On Tue, Apr 16, 2013 at 10:10 AM, Florian Bösch <pyalot@gmail.com> wrote:
> On Tue, Apr 16, 2013 at 7:01 PM, Mark Watson <watsonm@netflix.com> wrote:
>
>> We don't have any requirement that all browsers/devices implement the
>> same DRM. This isn't like video codecs. As long as they all support the
>> same encryption format (for example ISO Common Encryption as described in
>> the specification or WebM encryption) we can deliver the same files to all
>> devices with the same interaction model (as defined by the specification).
>> There's some per-DRM back end work, but this is manageable and a great
>> improvement on what we have today.
>>
> Aquiring a license from every DRM vendor is not feasible for web authors.
> Contacting Widevine alone is also not feasible to not being contactable.

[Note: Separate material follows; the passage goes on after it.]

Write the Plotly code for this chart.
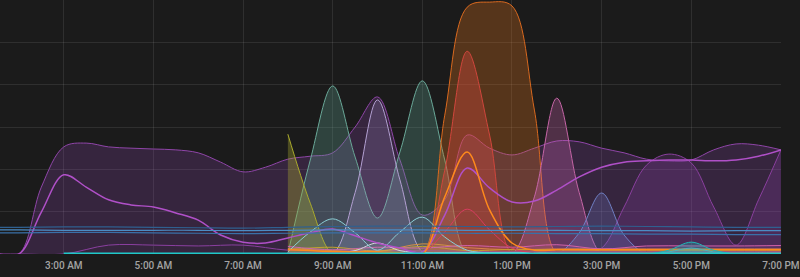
import plotly.graph_objects as go

N = None
# hourly timestamps 01:00 .. 19:00
hours = ["2024-01-01 01:00", "2024-01-01 02:00", "2024-01-01 03:00", "2024-01-01 04:00",
         "2024-01-01 05:00", "2024-01-01 06:00", "2024-01-01 07:00", "2024-01-01 08:00",
         "2024-01-01 09:00", "2024-01-01 10:00", "2024-01-01 11:00", "2024-01-01 12:00",
         "2024-01-01 13:00", "2024-01-01 14:00", "2024-01-01 15:00", "2024-01-01 16:00",
         "2024-01-01 17:00", "2024-01-01 18:00", "2024-01-01 19:00"]
# half-hour timestamps 01:00 .. 19:00
half_hours = ["2024-01-01 01:00", "2024-01-01 01:30", "2024-01-01 02:00", "2024-01-01 02:30",
              "2024-01-01 03:00", "2024-01-01 03:30", "2024-01-01 04:00", "2024-01-01 04:30",
              "2024-01-01 05:00", "2024-01-01 05:30", "2024-01-01 06:00", "2024-01-01 06:30",
              "2024-01-01 07:00", "2024-01-01 07:30", "2024-01-01 08:00", "2024-01-01 08:30",
              "2024-01-01 09:00", "2024-01-01 09:30", "2024-01-01 10:00", "2024-01-01 10:30",
              "2024-01-01 11:00", "2024-01-01 11:30", "2024-01-01 12:00", "2024-01-01 12:30",
              "2024-01-01 13:00", "2024-01-01 13:30", "2024-01-01 14:00", "2024-01-01 14:30",
              "2024-01-01 15:00", "2024-01-01 15:30", "2024-01-01 16:00", "2024-01-01 16:30",
              "2024-01-01 17:00", "2024-01-01 17:30", "2024-01-01 18:00", "2024-01-01 18:30",
              "2024-01-01 19:00"]

# ---- half-hourly series ----
envelope_purple = [0, 0, 0, 15.8, 25.3, 26.2, 25.3, 25.0, 24.8, 24.6, 23.9, 21.7, 19.4, 20.5, 22.4, 23.1,
                   23.9, 30.0, 37.1, 22.2, 9.2, 12.8, 28.1, 25.0, 23.4, 25.0, 26.7, 26.5, 25.0, 23.9,
                   22.4, 22.0, 22.2, 24.6, 26.0, 25.7, 24.6]
purple_line = [0, 0, 0, 9.9, 18.7, 15.8, 12.8, 11.6, 11.1, 9.7, 8.0, 4.5, 2.8, 2.6, 3.8, 5.0,
               5.9, 4.3, 2.6, 1.4, 0.5, 9.2, 20.3, 15.6, 12.3, 12.5, 15.1, 18.2, 20.5, 21.7,
               22.0, 22.2, 22.2, 22.0, 22.2, 23.1, 24.6]
green_peaks = [N] * 14 + [0, 22.2, 39.7, 22.9, 8.5, 24.1, 40.9, 22.2, 0] + [0] * 14
lavender_peak = [N] * 14 + [0, 0, 0, 14.5, 36.4, 17.5, 0.5, 0, 0] + [0] * 14
orange_area = [N] * 14 + [0, 0, 0, 0, 0, 0, 0, 32.8, 58.3, 59.5, 58.6, 34.0, 0] + [0] * 10
red_peak = [N] * 14 + [0, 0, 0, 0, 0, 0, 0, 19.8, 47.9, 28.1, 0] + [0] * 12
orange_line = [N] * 14 + [1.0, 0.8, 0.6, 0.5, 0.5, 0.3, 0, 13.5, 24.1, 10.4, 2.6, 0.9, 1.0] + [1.0] * 10
crimson_line = [N] * 14 + [0.3, 0.3, 0.3, 0.3, 0.3, 0.3, 0.2, 5.2, 10.6, 5.7, 1.4] + [0.3] * 12
pink_peak = [N] * 14 + [0] * 11 + [13.5, 36.8, 14.5, 0] + [0] * 8
periwinkle_peak = [N] * 14 + [0.3] * 12 + [0, 5.0, 14.4, 4.5, 0] + [0.3] * 6
bowl_purple = [N] * 26 + [0, 0.3, 1.4, 11.1, 21.0, 23.6, 21.5, 11.1, 2.1, 12.8, 24.6]
cyan_bump = [N] * 26 + [0, 0, 0, 0, 0, 0.9, 2.8, 0.9, 0, 0, 0]
teal_bump = [N] * 26 + [0, 0, 0, 0, 0, 0.5, 1.4, 0.5, 0, 0, 0]
olive_drop = [N] * 14 + [28.3, 12.0, 0] + [0] * 20
light_cyan = [N] * 14 + [0.5, 5.2, 8.3, 5.0, 0.9, 5.2, 8.7, 4.0, 0.9] + [0.3] * 14
white_bump = [N] * 14 + [0.3, 0.3, 0.3, 0.8, 2.6, 0.8, 0.3] + [0.3] * 16

# ---- hourly series ----
purple_low = [0, 0, 0, 2.1, 2.1, 1.9, 2.1, 0.9, 0.8, 0.8, 0.8, 0.6, 0.6, 0.6, 0.6, 0.6, 0.6, 0.6, 0.6]
cyan_base = [N, N, 0.15, 0.15, 0.15, 0.15, 0.15, 0.15, 0.15, 0.15, 0.15, 0.15, 0.15, 0.15, 0.15, 0.15, 0.15, 0.15, 0.15]
blue_1 = [6.3, 6.3, 6.4, 6.4, 6.3, 6.2, 6.1, 6.3, 6.5, 6.6, 6.6, 6.5, 6.4, 6.5, 6.6, 6.5, 6.4, 6.3, 6.3]
blue_2 = [5.7, 5.7, 5.6, 5.6, 5.6, 5.6, 5.5, 5.6, 5.7, 5.7, 5.7, 5.6, 5.6, 5.6, 5.5, 5.5, 5.4, 5.5, 5.5]
blue_3 = [5.0, 5.0, 5.1, 5.1, 5.0, 4.9, 4.8, 4.9, 5.0, 5.0, 5.0, 4.9, 4.9, 4.8, 4.8, 4.7, 4.7, 4.6, 4.6]
tan_line = [N, N, N, N, N, N, N, 1.3, 0.8, 0.6, 2.4, 1.5, 1.0, 1.2, 1.2, 1.2, 1.2, 1.2, 1.2]
gold_line = [N, N, N, N, N, N, N, 1.0, 1.6, 0.7, 1.8, 0.8, 1.1, 1.0, 0.9, 0.9, 0.9, 0.9, 0.9]
pink_line = [N, N, N, N, N, N, N, 1.8, 1.0, 1.6, 1.4, 2.0, 1.6, 2.2, 1.2, 1.9, 1.9, 1.9, 2.0]

tick_start = "2024-01-01 03:00"
x_range = ["2024-01-01 01:34:40", "2024-01-01 19:00:05"]

# (x, values, line colour, fill colour or None, width)
series = [
    (half_hours, envelope_purple, "#8f45a8", "rgba(163,82,204,0.20)", 1),
    (half_hours, bowl_purple, "#8a3f9e", "rgba(150,70,180,0.22)", 1),
    (half_hours, green_peaks, "#6aa898", "rgba(95,163,147,0.30)", 1),
    (half_hours, lavender_peak, "#b3a0d2", "rgba(165,145,205,0.22)", 1),
    (half_hours, orange_area, "#d9691f", "rgba(224,117,29,0.30)", 1),
    (half_hours, red_peak, "#d0463c", "rgba(220,75,65,0.35)", 1),
    (half_hours, pink_peak, "#c565a6", "rgba(205,100,175,0.30)", 1),
    (half_hours, periwinkle_peak, "#7080c4", "rgba(110,125,200,0.25)", 1),
    (half_hours, olive_drop, "#aaaa2c", "rgba(170,170,50,0.35)", 1),
    (hours, purple_low, "#8a3fa0", None, 1),
    (hours, tan_line, "#d88a3a", "rgba(200,140,60,0.15)", 1),
    (hours, gold_line, "#c8a020", "rgba(200,160,30,0.15)", 1),
    (hours, pink_line, "#d060a8", "rgba(210,100,170,0.12)", 1),
    (half_hours, white_bump, "#d8d8e0", "rgba(220,220,230,0.10)", 1),
    (half_hours, light_cyan, "#8ccfd6", "rgba(140,207,214,0.08)", 1),
    (half_hours, crimson_line, "#d83c60", None, 1),
    (half_hours, purple_line, "#b050c8", None, 1.5),
    (half_hours, orange_line, "#ff8a1c", None, 1.5),
    (hours, blue_1, "#2f6090", None, 1.2),
    (hours, blue_2, "#4c8cc4", None, 1.2),
    (hours, blue_3, "#3a70a8", None, 1.2),
    (half_hours, teal_bump, "#5fb0c0", "rgba(95,176,192,0.25)", 1),
    (half_hours, cyan_bump, "#1fb8b8", "rgba(31,184,184,0.30)", 1),
    (hours, cyan_base, "#1fc8c8", None, 1.5),
]

fig = go.Figure()
for xs, vals, lc, fc, w in series:
    fig.add_trace(go.Scatter(
        x=xs, y=vals, mode="lines",
        line=dict(color=lc, width=w, shape="spline", smoothing=1),
        fill="tozeroy" if fc else None,
        fillcolor=fc,
        connectgaps=False,
        hoverinfo="skip",
    ))

grid = "rgba(255,255,255,0.09)"
fig.update_layout(
    width=800, height=277,
    margin=dict(l=0, r=17, t=0, b=23),
    paper_bgcolor="#1b1b1b", plot_bgcolor="#1b1b1b",
    showlegend=False,
    font=dict(family="Roboto", size=10, color="#a3a3a3"),
    xaxis=dict(type="date", range=x_range, tick0=tick_start, dtick=7200000,
               tickformat="%-I:%M %p", showgrid=True, gridcolor=grid, gridwidth=1,
               zeroline=False, showline=False, ticks="", ticklabelstandoff=4,
               ticklabeloverflow="allow",
               tickfont=dict(family="Roboto", size=10, color="#a3a3a3", weight=500)),
    yaxis=dict(range=[0, 60], dtick=10, showticklabels=False, showgrid=True,
               gridcolor=grid, gridwidth=1, zeroline=False, showline=False, ticks=""),
)
fig.write_html("out.html")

> Hence HTML-DRM excludes web authors.
>
What you're saying is that using DRM for your content is difficult. But no
authors are required to use DRM by this specification and I believe many
people do not wish to do so. Those authors who wish to use DRM, but aren't
in a position to pay for DRM licenses or implement back-end services with
multiple DRM servers are indeed excluded, *by the existing DRM landscape*,
not by anything we are proposing. As Glenn and I have repeatedly pointed
out, the Encrypted Media Extensions are intended to support multiple DRMs
and don't define a specific "HTML-DRM".